AS eyes turn to Brazil and our boys overseas many Vale workers will be limbering up for their own hotly anticipated matches when Evesham hosts its very own mini World Cup.

The annual Growers United FC tournament will see 32 teams - the same number as in the World Cup - from businesses around the Vale go head to head on the pitch.

The star turn of the event on June 28 and 29 will be the game between Growers United and the West Bromwich and Midlands All Stars team.

Then the tournament takes place over the weekend, the group stages on the Saturday and the quarters, semis and final on Sunday.

The aim of the event is to bring together a range of nationalities, cultures and businesses to build understanding and forge economically beneficial links.

This was demonstrated at the weekend when the Growers United mascot Horti tied the knot with WAG Agri, who represents agriculture and links between the growers and Pershore College.

The event highlighted the ideals behind the event, first set up by Tomasz Piotrowski, the Worcestershire migration and integration in rural areas project co-ordinator.

In 2012 Bal Padda, owner of Vicarage Nurseries Ltd in Bretforton, came on board and since then the event has grown a great deal.

This year's tournament will be the biggest yet with children's and ladies teams getting involved, a variety of activities over the weekend and a fine food market taking place with an international twist.

Mr Piotrowski said: "The wedding was about involving agriculture because of the college and what they teach but also about putting a positive message out there about the local market growers and the industry itself so young people can see it as a choice for their future.

"It now leads to the weekend in June.
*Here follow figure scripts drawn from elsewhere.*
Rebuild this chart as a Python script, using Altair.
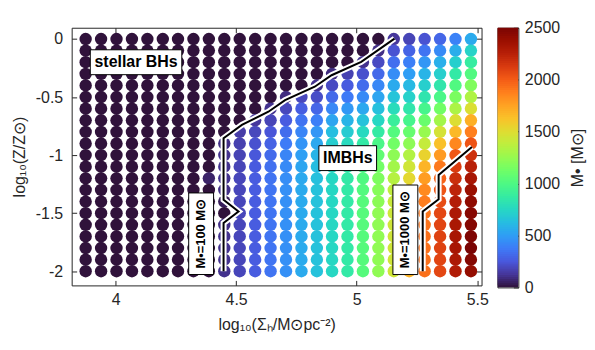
import altair as alt
import pandas as pd

# log10(Sigma_h) grid (columns) and log10(Z/Zsun) grid (rows)
x_vals = [3.876, 3.940, 4.004, 4.068, 4.132, 4.196, 4.259, 4.323, 4.387, 4.451,
          4.515, 4.579, 4.643, 4.707, 4.771, 4.835, 4.898, 4.962, 5.026, 5.090,
          5.154, 5.218, 5.282, 5.346, 5.410, 5.474]
y_vals = [0.0, -0.1, -0.2, -0.3, -0.4, -0.5, -0.6, -0.7, -0.8, -0.9, -1.0,
          -1.1, -1.2, -1.3, -1.4, -1.5, -1.6, -1.7, -1.8, -1.9, -2.0]

# M_bullet [Msun] per row (top row y=0 first), one value per column
M_rows = [
    [0,0,0,0,0,0,0,0,0, 0,0,0,0,0,0,0,0,0,0,0, 130,180,230,300,400,550],
    [0,0,0,0,0,0,0,0,0, 0,0,0,0,0,0,0,0,0,0,100, 230,290,350,430,560,730],
    [0,0,0,0,0,0,0,0,0, 0,0,0,0,0,0,0,0,0,110,200, 330,390,470,570,710,880],
    [0,0,0,0,0,0,0,0,0, 0,0,0,0,0,0,0,90,170,220,310, 440,500,590,710,860,1010],
    [0,0,0,0,0,0,0,0,0, 0,0,0,0,0,0,110,200,260,320,420, 550,610,710,840,1010,1180],
    [0,0,0,0,0,0,0,0,0, 0,0,0,0,90,190,210,310,370,430,530, 660,720,830,980,1160,1330],
    [0,0,0,0,0,0,0,0,0, 0,0,0,110,190,270,300,420,480,540,640, 780,840,960,1130,1320,1480],
    [0,0,0,0,0,0,0,0,0, 0,0,130,180,265,345,390,530,590,650,750, 900,960,1100,1290,1490,1700],
    [0,0,0,0,0,0,0,0,0, 0,150,190,240,325,410,470,630,690,760,870, 1020,1090,1250,1460,1660,1880],
    [0,0,0,0,0,0,0,0,0, 100,165,225,285,375,465,540,700,770,860,980, 1130,1220,1400,1630,1850,2030],
    [0,0,0,0,0,0,0,0,0, 110,175,245,315,410,505,590,730,820,930,1070, 1220,1340,1550,1780,2020,2170],
    [0,0,0,0,0,0,0,0,0, 110,180,258,335,430,530,625,745,845,975,1130, 1290,1440,1680,1900,2120,2250],
    [0,0,0,0,0,0,0,0,60, 110,185,265,345,442,545,640,750,855,1005,1170, 1350,1520,1770,1980,2180,2320],
    [0,0,0,0,0,0,0,0,0, 100,185,265,350,450,550,650,750,860,1020,1200, 1390,1580,1840,2030,2230,2380],
    [0,0,0,0,0,0,0,0,0, 40,185,265,350,450,550,650,750,860,1030,1215, 1415,1630,1885,2060,2270,2420],
    [0,0,0,0,0,0,0,0,0, 0,185,265,350,450,550,650,750,860,1030,1230, 1430,1655,1910,2080,2300,2450],
    [0,0,0,0,0,0,0,0,0, 100,185,265,350,450,550,650,750,860,1030,1230, 1440,1670,1920,2090,2310,2460],
    [0,0,0,0,0,0,0,0,0, 110,185,265,350,450,550,650,750,860,1030,1230, 1440,1680,1930,2100,2320,2480],
    [0,0,0,0,0,0,0,0,0, 110,185,265,350,450,550,650,750,860,1030,1230, 1440,1680,1930,2100,2320,2500],
    [0,0,0,0,0,0,0,0,0, 110,185,265,350,450,550,650,750,860,1030,1230, 1440,1680,1930,2090,2300,2460],
    [0,0,0,0,0,0,0,0,0, 110,185,265,350,450,550,650,750,860,1030,1230, 1440,1680,1930,2080,2280,2400],
]

# contour paths (data coordinates)
c100_x = [4.448, 4.448, 4.510, 4.448, 4.448, 4.524, 4.634, 4.703, 4.826, 4.896, 5.019, 5.157]
c100_y = [-2.0, -1.585, -1.485, -1.385, -0.854, -0.740, -0.626, -0.526, -0.411, -0.312, -0.197, 0.003]
c1000_x = [5.274, 5.274, 5.340, 5.340, 5.478]
c1000_y = [-2.0, -1.486, -1.380, -1.170, -0.930]

x_ticks = [4, 4.5, 5, 5.5]
y_ticks = [-2, -1.5, -1, -0.5, 0]
cb_ticks = [0, 500, 1000, 1500, 2000, 2500]
CMAX = 2500


# turbo colormap (MATLAB-like): polynomial approximation, true table end colours
def turbo_hex(t):
    r = 0.13572138 + t * (4.61539260 + t * (-42.66032258 + t * (132.13108234 + t * (-152.94239396 + t * 59.28637943))))
    g = 0.09140261 + t * (2.19418839 + t * (4.84296658 + t * (-14.18503333 + t * (4.27729857 + t * 2.82956604))))
    b = 0.10667330 + t * (12.64194608 + t * (-60.58204836 + t * (110.36276771 + t * (-89.90310912 + t * 27.34824973))))
    c = [max(0, min(255, round(v * 255))) for v in (r, g, b)]
    return "#%02x%02x%02x" % tuple(c)


NSTOP = 20
stop_t = [k / NSTOP for k in range(NSTOP + 1)]
stop_colors = [turbo_hex(t) for t in stop_t]
stop_colors[0] = "#30123b"
stop_colors[-1] = "#7a0403"
stop_vals = [t * CMAX for t in stop_t]
cscale = alt.Scale(domain=stop_vals, range=stop_colors, interpolate="rgb")

grid = pd.DataFrame(
    [{"x": x_vals[j], "y": y_vals[i], "M": M_rows[i][j]}
     for i in range(len(y_vals)) for j in range(len(x_vals))]
)
cont = pd.DataFrame(
    [{"cx": a, "cy": b, "i": k, "g": "c100"} for k, (a, b) in enumerate(zip(c100_x, c100_y))]
    + [{"cx": a, "cy": b, "i": k, "g": "c1000"} for k, (a, b) in enumerate(zip(c1000_x, c1000_y))]
)
# colour-bar strip samples
CB_STEP = 20
cbar = pd.DataFrame({"v0": [k * CB_STEP for k in range(CMAX // CB_STEP)]})

FONT = "Liberation Sans"
TXT = "#262626"
xs = alt.Scale(domain=[3.818, 5.518], nice=False, zero=False)
ys = alt.Scale(domain=[-2.122, 0.097], nice=False, zero=False)

lab = "''+datum.value"

circles = alt.Chart(grid).mark_circle(size=155, opacity=1).encode(
    x=alt.X("x:Q", scale=xs, axis=alt.Axis(
        values=x_ticks, labelExpr=lab, title="log₁₀(Σₕ/M⊙pc⁻²)", grid=False,
        domain=False, tickSize=5, offset=-5, labelPadding=6, titlePadding=9,
        labelFontSize=16, titleFontSize=16, labelFont=FONT, titleFont=FONT,
        titleFontWeight="normal", labelColor=TXT, titleColor=TXT, tickColor=TXT)),
    y=alt.Y("y:Q", scale=ys, axis=alt.Axis(
        values=y_ticks, labelExpr=lab, title="log₁₀(Z/Z⊙)", grid=False,
        domain=False, tickSize=5, offset=-5, labelPadding=9, titlePadding=8,
        labelFontSize=16, titleFontSize=16, labelFont=FONT, titleFont=FONT,
        titleFontWeight="normal", labelColor=TXT, titleColor=TXT, tickColor=TXT)),
    color=alt.Color("M:Q", scale=cscale, legend=None),
)

white_lines = alt.Chart(cont).mark_line(color="white", strokeWidth=6, strokeJoin="miter").encode(
    x=alt.X("cx:Q", scale=xs, axis=alt.Axis(orient="top", values=x_ticks, labels=False, title=None,
                                             domain=False, grid=False, tickSize=5, offset=-5, tickColor=TXT)),
    y=alt.Y("cy:Q", scale=ys, axis=alt.Axis(orient="right", values=y_ticks, labels=False, title=None,
                                             domain=False, grid=False, tickSize=5, offset=-5, tickColor=TXT)),
    detail="g:N", order="i:Q",
)
black_lines = alt.Chart(cont).mark_line(color="black", strokeWidth=2, strokeJoin="miter").encode(
    x=alt.X("cx:Q", scale=xs, axis=None),
    y=alt.Y("cy:Q", scale=ys, axis=None),
    detail="g:N", order="i:Q",
)


def box(lx, ly, shape, size):
    return alt.Chart(pd.DataFrame({"lx": [lx], "ly": [ly]})).mark_point(
        shape=shape, size=size, filled=True, fill="white", stroke="black",
        strokeWidth=1, opacity=1, fillOpacity=1).encode(
        x=alt.X("lx:Q", scale=xs, axis=None), y=alt.Y("ly:Q", scale=ys, axis=None))


def label(lx, ly, text, size, angle=0):
    return alt.Chart(pd.DataFrame({"lx": [lx], "ly": [ly], "t": [text]})).mark_text(
        font=FONT, fontSize=size, fontWeight="bold", color="black", angle=angle,
        align="center", baseline="middle").encode(
        x=alt.X("lx:Q", scale=xs, axis=None), y=alt.Y("ly:Q", scale=ys, axis=None), text="t:N")


boxes = [
    box(4.085, -0.20, "M-1,-0.272L1,-0.272L1,0.272L-1,0.272Z", 8464),
    box(4.963, -1.026, "M-1,-0.431L1,-0.431L1,0.431L-1,0.431Z", 3364),
    box(4.355, -1.677, "M-0.305,-1L0.305,-1L0.305,1L-0.305,1Z", 6724),
    box(5.202, -1.643, "M-0.278,-1L0.278,-1L0.278,1L-0.278,1Z", 8100),
]
labels = [
    label(4.085, -0.20, "stellar BHs", 16),
    label(4.963, -1.026, "IMBHs", 16),
    label(4.355, -1.677, "M•=100 M⊙", 13, 270),
    label(5.202, -1.643, "M•=1000 M⊙", 13, 270),
]

main = alt.layer(circles, white_lines, black_lines, *boxes, *labels).resolve_axis(
    x="independent", y="independent"
).properties(width=412, height=259)

colorbar = alt.Chart(cbar).mark_rect(clip=True).transform_calculate(
    v1="datum.v0 + %d" % (CB_STEP * 2), vm="datum.v0 + %g" % (CB_STEP / 2)
).encode(
    x=alt.value(0), x2=alt.value(21),
    y=alt.Y("v0:Q", scale=alt.Scale(domain=[0, CMAX], nice=False, zero=False),
            axis=alt.Axis(orient="right", values=cb_ticks, labelExpr=lab, title="M• [M⊙]",
                          titleAngle=270, titleBaseline="top", titlePadding=10,
                          grid=False, domain=False,
                          tickSize=5, offset=-5, labelPadding=6, labelFontSize=16,
                          titleFontSize=16, labelFont=FONT, titleFont=FONT,
                          titleFontWeight="normal", labelColor=TXT, titleColor=TXT,
                          tickColor=TXT, labelBaseline="middle")),
    y2="v1:Q",
    color=alt.Color("vm:Q", scale=cscale, legend=None),
).properties(width=21, height=261)

chart = alt.hconcat(main, colorbar, spacing=7).properties(
    padding={"left": 2, "top": 10, "right": 0, "bottom": 0},
    background="white",
).configure_view(stroke=TXT, strokeWidth=1)

chart.save("out.html", embed_options={"renderer": "svg", "actions": False})
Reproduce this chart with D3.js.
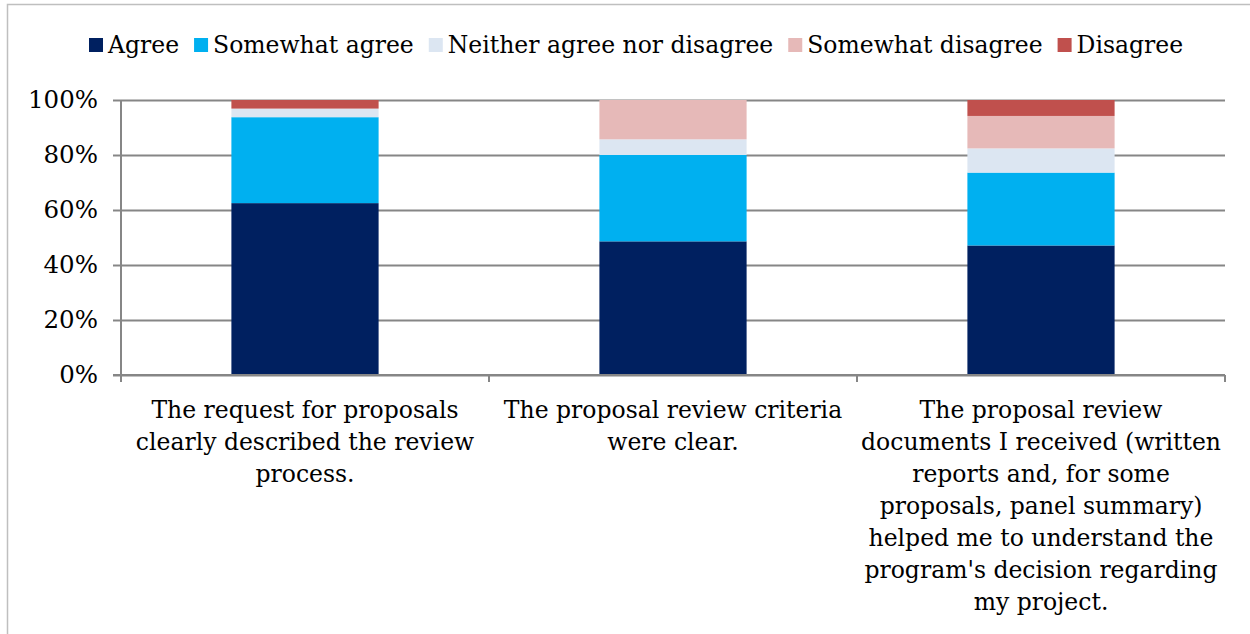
<!DOCTYPE html>
<html>
<head>
<meta charset="utf-8">
<script src="https://cdn.jsdelivr.net/npm/d3@7"></script>
<style>
body{margin:0;background:#fff;}
text{font-family:"DejaVu Serif",serif;fill:#000;}
</style>
</head>
<body>
<div class="chart"></div>
<script>
const categories = [
  "The request for proposals|clearly described the review|process.",
  "The proposal review criteria|were clear.",
  "The proposal review|documents I received (written|reports and, for some|proposals, panel summary)|helped me to understand the|program's decision regarding|my project."
];
const seriesNames = ["Agree","Somewhat agree","Neither agree nor disagree","Somewhat disagree","Disagree"];
const agree = [0.625, 0.486, 0.471];
const somewhatAgree = [0.3125, 0.314, 0.265];
const neither = [0.03125, 0.057, 0.088];
const somewhatDisagree = [0, 0.143, 0.118];
const disagree = [0.03125, 0, 0.058];
const colors = ["#002060","#00B0F0","#DCE6F2","#E6B9B8","#C0504D"];
const yTicks = [0,0.2,0.4,0.6,0.8,1];

const W = 1250, H = 634;
const margin = {top:100, left:121, right:25};
const width = W - margin.left - margin.right, height = 275;
const fs = 23.5;

const rows = categories.map((c,i)=>({cat:c, s0:agree[i], s1:somewhatAgree[i], s2:neither[i], s3:somewhatDisagree[i], s4:disagree[i]}));
const stack = d3.stack().keys(["s0","s1","s2","s3","s4"])(rows);

const svg = d3.select(".chart").append("svg").attr("width",W).attr("height",H);

// outer frame
svg.append("rect").attr("x",7.5).attr("y",4.5).attr("width",W).attr("height",H)
  .attr("fill","none").attr("stroke","#bfbfbf").attr("stroke-width",1.5);

const g = svg.append("g").attr("transform",`translate(${margin.left},${margin.top})`);

const x = d3.scaleBand().domain(categories).range([0,width]).paddingInner(0.6).paddingOuter(0.3);
const xb = d3.scaleBand().domain(categories).range([0,width]);
const y = d3.scaleLinear().domain([0,1]).range([height,0]);

// grid + y axis
g.append("g")
  .call(d3.axisLeft(y).tickValues(yTicks).tickFormat(d3.format(".0%")).tickSize(8).tickPadding(15))
  .call(a=>a.select(".domain").remove())
  .call(a=>a.selectAll(".tick line").attr("stroke","#868686").attr("stroke-width",2))
  .call(a=>a.selectAll(".tick line").clone().attr("x1",0).attr("x2",width).attr("stroke","#868686").attr("stroke-width",2))
  .call(a=>a.selectAll(".tick text").attr("font-size",fs+1).attr("font-family","DejaVu Serif"));

// bars
g.selectAll(".series").data(stack).enter().append("g")
  .attr("fill",(d,i)=>colors[i])
  .selectAll("rect").data(d=>d).enter().append("rect")
  .attr("x",d=>x(d.data.cat))
  .attr("width",x.bandwidth())
  .attr("y",d=>y(d[1]))
  .attr("height",d=>y(d[0])-y(d[1]));

// y axis line
g.append("line").attr("x1",0).attr("x2",0).attr("y1",0).attr("y2",height+7)
  .attr("stroke","#868686").attr("stroke-width",2);

// x axis
g.append("line").attr("x1",-8).attr("x2",width).attr("y1",height).attr("y2",height)
  .attr("stroke","#868686").attr("stroke-width",2);
const bounds = categories.map(c=>xb(c)).concat([width]);
g.selectAll(".xtick").data(bounds).enter().append("line")
  .attr("x1",d=>d).attr("x2",d=>d).attr("y1",height).attr("y2",height+7)
  .attr("stroke","#868686").attr("stroke-width",2);

// category labels
categories.forEach(c=>{
  const t = g.append("text").attr("text-anchor","middle").attr("font-size",fs)
    .attr("x",xb(c)+xb.bandwidth()/2).attr("y",height+43);
  c.split("|").forEach((line,i)=>{
    t.append("tspan").attr("x",xb(c)+xb.bandwidth()/2).attr("dy",i?32:0).text(line);
  });
});

// legend
const legend = svg.append("g").attr("transform","translate(89,45)");
let lx = 0;
seriesNames.forEach((n,i)=>{
  const it = legend.append("g").attr("transform",`translate(${lx},0)`);
  it.append("rect").attr("x",0).attr("y",-7).attr("width",14).attr("height",14).attr("fill",colors[i]);
  const tx = it.append("text").attr("x",19).attr("y",8).attr("font-size",fs).text(n);
  lx += 19 + tx.node().getComputedTextLength() + 15;
});
</script>
</body>
</html>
It is a good way of businesses getting together and doing business.

"The economic benefit is the leading thought but from the community cohesion point of view it's also very important.

"It is also about appreciating what these people do for our economy. This is what makes the Vale of Evesham what it is."

The event will also raise money for Birmingham Children?s Hospital and Cancer Research UK.

Mr Padda said he sees it as a way to build essential links between growers.

"If we work together it's better," he said. "It also encourages youngsters to see what we do and perhaps they think this is something I could do.

"The most beautiful part is the fun part. There is so many different people and nationalities there and people from the council leader to me.

"The Vale of Evesham is a brilliant place to live and work. It is important to keep the event here and support the local area like it has supported us."